5th International Conference on Spoken Language Processing

Sydney, Australia
November 30 - December 4, 1998

Comparison Of Spectral Estimation Techniques For Low Bit-Rate Speech Coding

D. J. Molyneux (1), C. I. Parris (2), X. Q. Sun (3), B. M. G. Cheetham (1)

(1) School of Engineering, University of Manchester, UK
(2) Ensigma Ltd., UK
(3) Voxware Inc., USA

Many low bit-rate speech coders represent the spectral envelope by an all-pole digital filter whose coefficients are calculated by a form of linear prediction (LP) analysis. The lower the bit-rate, the more critical will be the accuracy of the spectral analysis for achieving good quality speech. This paper compares four known techniques: a technique based on cubic spline interpolation, DAP, MVDR, and iterative all-pole modelling.
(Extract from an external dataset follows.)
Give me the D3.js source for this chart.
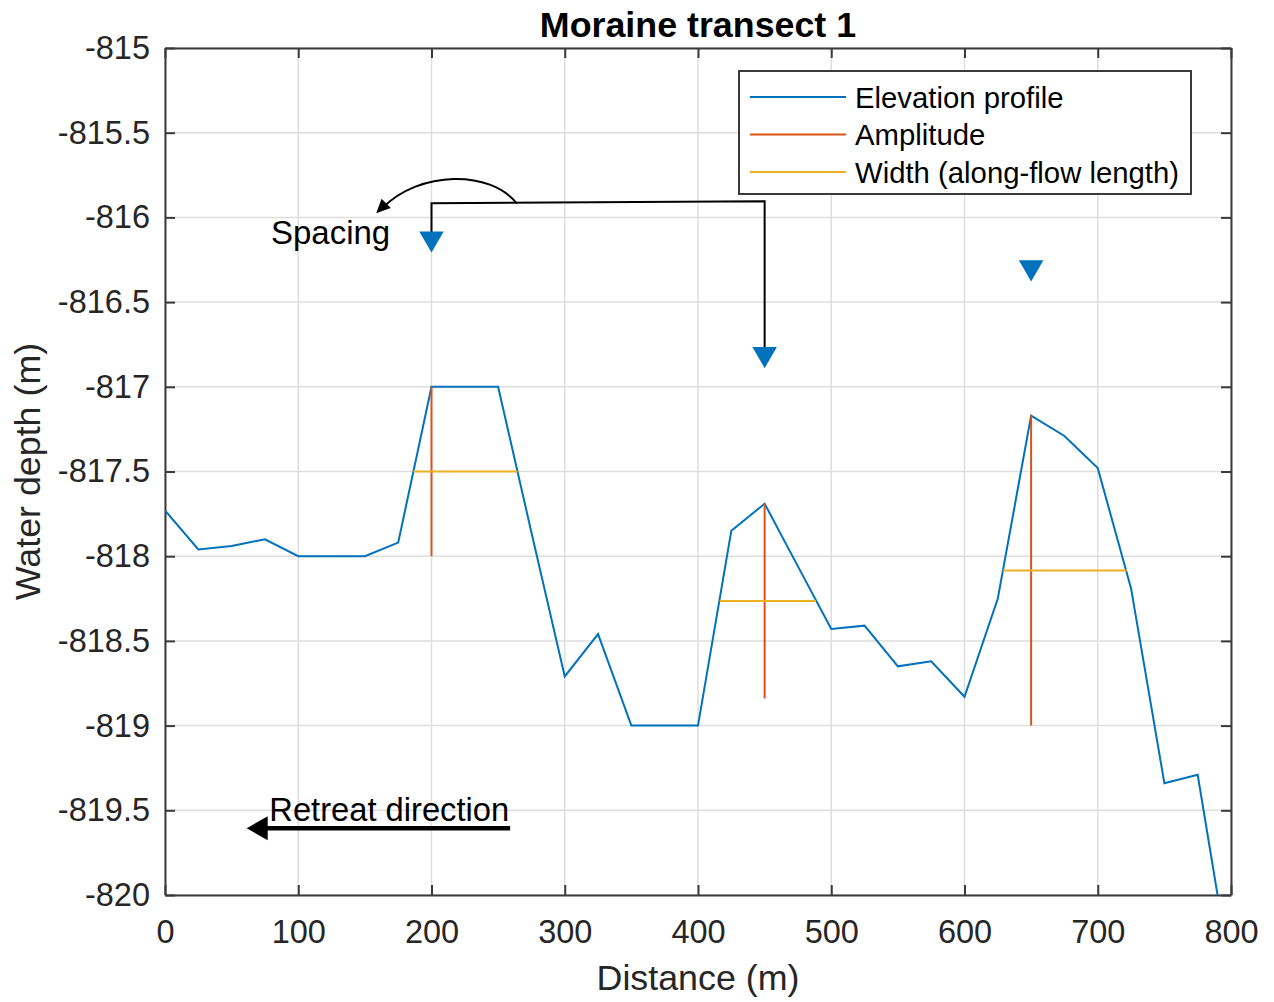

First, the accuracy obtained for artificial and real speech spectra is assessed for each technique by calculating the degree of spectral distortion with reference to the spectral envelope sampled at the pitch-harmonics. Then, each technique is used to characterise the spectral amplitudes generated by a 2.4 kb/s multi-band excitation (MBE) coder. Results show that significantly better spectral accuracy is obtained using DAP. However listening tests on MBE encoded speech indicate that the advantage of DAP over the other techniques is not strongly perceptible.